Arrivals and Departures - 26 March 2011
26th March, 2011
We’ve been in the Luberon for 2 days with new friends, sharing our lives over dinner by their fire or lunch at a local market town. We met them because of a whale-bone, actually the rib of a whale, which I had purchased in Soho from Paula Rubenstein’s shop. Paula is a remarkable woman who evidently has as intuitive an eye for people as she does for objects. I bought the whale’s rib for our NY living room, just a couple of weeks before we left, turning it into a wall sculpture that catches the light from the Hudson River.

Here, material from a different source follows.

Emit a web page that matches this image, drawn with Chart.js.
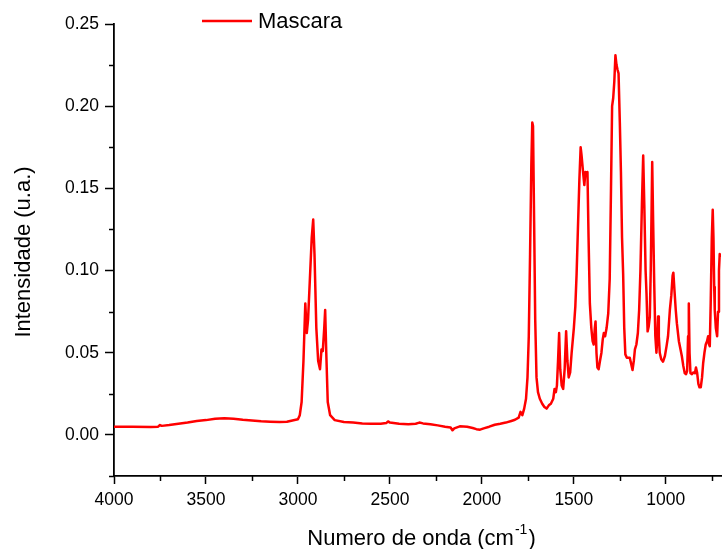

When I tell Paula about our book project she says, Oh, you must get in touch with Sharon and Paul who live part of the year in Provence. And I do. It’s a first for me, reaching out to strangers via the internet. Sharon and I begin an email correspondence that convinces us we are destined to meet. And so we find ourselves in their ancient, palatial yet authentic apartment in Bonnieux.
On the second day, Joel and I take off for the afternoon to work and will rejoin them for dinner, once again, by their fire. We drive along the back roads of the valley. It is very quiet in the car. We are looking. Looking. We came here to lose ourselves and yet we find, of course, that that is impossible. Every blade of grass, every river, every moon is part of who we are. We pass a field of uprooted trees and they feel like my tribe. Who, what, yanked them from the soil and lay them down to die? And is that what frightens us about having uprooted ourselves, that we, too, will lay down and die?
Lavender rows well before they bloom, probably the only picture I'll make of lavender!
A wall in the town of Rousillon where the hills are red clay.
Early this morning the four of us climbed the stone steps to the top of the village to where the 12th Century church stands rooted to its spot.
From its tower the four bells are being slowly tolled, not in any recognizable rhythm and yet the rhythm is all about recognition, for the bells toll for a local man whose funeral we look down to in the valley. We see the mourners gathering. The door of the hearse is open and even from this distance you can see the coffin. The bells, each solitary tone, gasp and gasp again as if the bell ringer is listening for eternal vibration. The last note sounds and we go into the church. I try, in my lacking language, to tell the bell-ringer how moved I am by the sounds he made. He tells us they were the sounds of the last breaths leaving the body.
I look once more down into the valley of no shadow. Only blue skies and sunlight and the music of the heavens wave the departed villager on to his next journey.
A place for everything and everything in its place.